Sections 34(4)(g) and 180(2)(b) of the Planning and Development Act 2000 provide respectively that a planning authority may attach conditions to a planning permission requiring the giving of adequate security for the satisfactory completion of a proposed development and, if a development is not subsequently completed satisfactorily, may apply a security, given under section 34, for the satisfactory completion of that development. My Department has consistently advised planning authorities that it is essential that planning permissions for residential developments are subject to conditions under which an acceptable security is provided by way of bond, cash deposit or otherwise so as to secure the satisfactory completion of those developments. Planning conditions must require the giving of sufficient security prior to commencement of development and planning authorities should ensure that they are in a position to draw down the security in cases where a developer fails satisfactorily to complete a residential development, or phase of a development, within the specified period.
It is a matter for the planning authority to determine both the level of the security, the duration and the type of security (e.g. the lodgement of a bond from a financial institution such as a bank, insurance company or building society, a cash lodgement or a letter of guarantee from the Construction Industry Federation) that will be required for each residential development. The amount of the security, the duration and the terms on which it is required to be given, must enable the planning authority, without cost to itself, to complete the necessary services (including roads, footpaths, water mains, sewers, lighting and open space) to a satisfactory standard in the event of default by the developer.

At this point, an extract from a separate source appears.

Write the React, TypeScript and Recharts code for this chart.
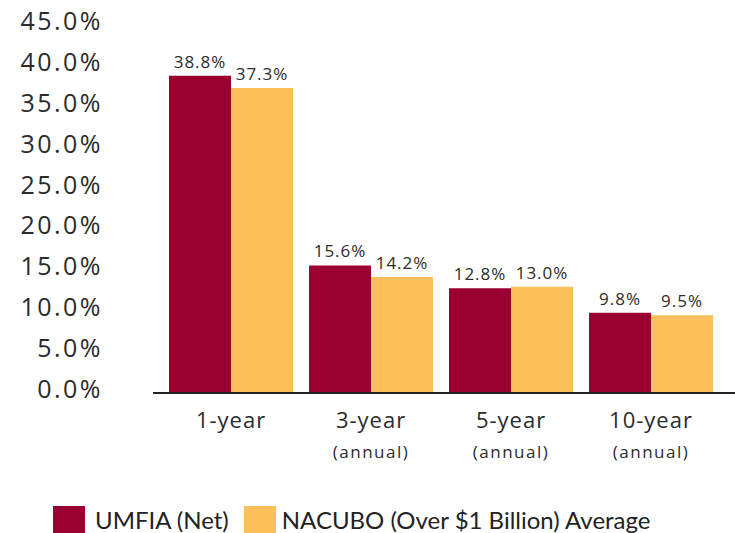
import { Bar, BarChart, LabelList, XAxis, YAxis } from "recharts";

const categories = ["1-year", "3-year", "5-year", "10-year"];
const subLabels = ["", "(annual)", "(annual)", "(annual)"];
const umfia = [38.8, 15.6, 12.8, 9.8];
const nacubo = [37.3, 14.2, 13.0, 9.5];
const yTicks = [0, 5, 10, 15, 20, 25, 30, 35, 40, 45];

const MAROON = "#990030";
const GOLD = "#FDBF59";
const INK = "#2b2b2b";
const FONT = "'Open Sans', Lato, sans-serif";

const data = categories.map((name, i) => ({
  name,
  sub: subLabels[i],
  umfia: umfia[i],
  nacubo: nacubo[i],
}));

function YTick({ y, payload }: { y?: number; payload?: { value: number } }) {
  return (
    <text
      x={103}
      y={(y ?? 0) - 4}
      dy="0.36em"
      textAnchor="end"
      fill={INK}
      fontSize={25}
      letterSpacing={2.5}
      fontFamily={FONT}
    >
      {`${payload?.value.toFixed(1)}%`}
    </text>
  );
}

function XTick({ x, y, payload }: { x?: number; y?: number; payload?: { value: string; index: number } }) {
  const sub = subLabels[payload?.index ?? 0];
  return (
    <g>
      <text x={x} y={(y ?? 0) + 27} textAnchor="middle" fill={INK} fontSize={22} letterSpacing={1} fontFamily={FONT}>
        {payload?.value}
      </text>
      {sub && (
        <text x={x} y={(y ?? 0) + 57} textAnchor="middle" fill={INK} fontSize={17} letterSpacing={1.5} fontFamily={FONT}>
          {sub}
        </text>
      )}
    </g>
  );
}

const pct = (v: unknown) => `${Number(v).toFixed(1)}%`;

export default function App() {
  return (
    <div style={{ position: "absolute", left: 0, top: 0, width: 735, height: 533, background: "#fff", overflow: "hidden" }}>
      <BarChart
        width={735}
        height={533}
        data={data}
        margin={{ top: 25, right: 0, bottom: 0, left: 0 }}
        barGap={0}
        barCategoryGap={8}
      >
        <XAxis
          dataKey="name"
          height={140}
          tick={<XTick />}
          tickLine={false}
          axisLine={{ stroke: "#222", strokeWidth: 2 }}
          padding={{ left: 8, right: 14 }}
          interval={0}
        />
        <YAxis
          width={153}
          domain={[0, 45]}
          ticks={yTicks}
          tick={<YTick />}
          axisLine={false}
          tickLine={false}
          interval={0}
        />
        <Bar dataKey="umfia" fill={MAROON} isAnimationActive={false}>
          <LabelList
            dataKey="umfia"
            position="top"
            offset={8}
            formatter={pct}
            style={{ fill: INK, fontSize: 17, letterSpacing: 1, fontFamily: FONT }}
          />
        </Bar>
        <Bar dataKey="nacubo" fill={GOLD} isAnimationActive={false}>
          <LabelList
            dataKey="nacubo"
            position="top"
            offset={8}
            formatter={pct}
            style={{ fill: INK, fontSize: 17, letterSpacing: 1, fontFamily: FONT }}
          />
        </Bar>
      </BarChart>
      <div
        style={{
          position: "absolute",
          left: 53,
          top: 505,
          display: "flex",
          alignItems: "center",
          fontFamily: "Lato, sans-serif",
          fontSize: 24,
          color: "#222",
          whiteSpace: "nowrap",
        }}
      >
        <span style={{ width: 32, height: 28, background: MAROON, display: "inline-block" }} />
        <span style={{ marginLeft: 10, marginRight: 15 }}>UMFIA (Net)</span>
        <span style={{ width: 32, height: 28, background: GOLD, display: "inline-block" }} />
        <span style={{ marginLeft: 6 }}>NACUBO (Over $1 Billion) Average</span>
      </div>
    </div>
  );
}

Similarly, the enforcement of planning conditions, including conditions in relation to bonds, is a matter for the relevant planning authority.
The Advisory Group on Unfinished Housing Developments considered that the issue of securities and bonds merits further examination, including the use of more liquid securities such as cash deposits coupled to careful phasing of developments in a sequential manner to minimise the working capital impact. The matter remains under active consideration by the National Coordination Committee on Unfinished Housing Developments, which I chair.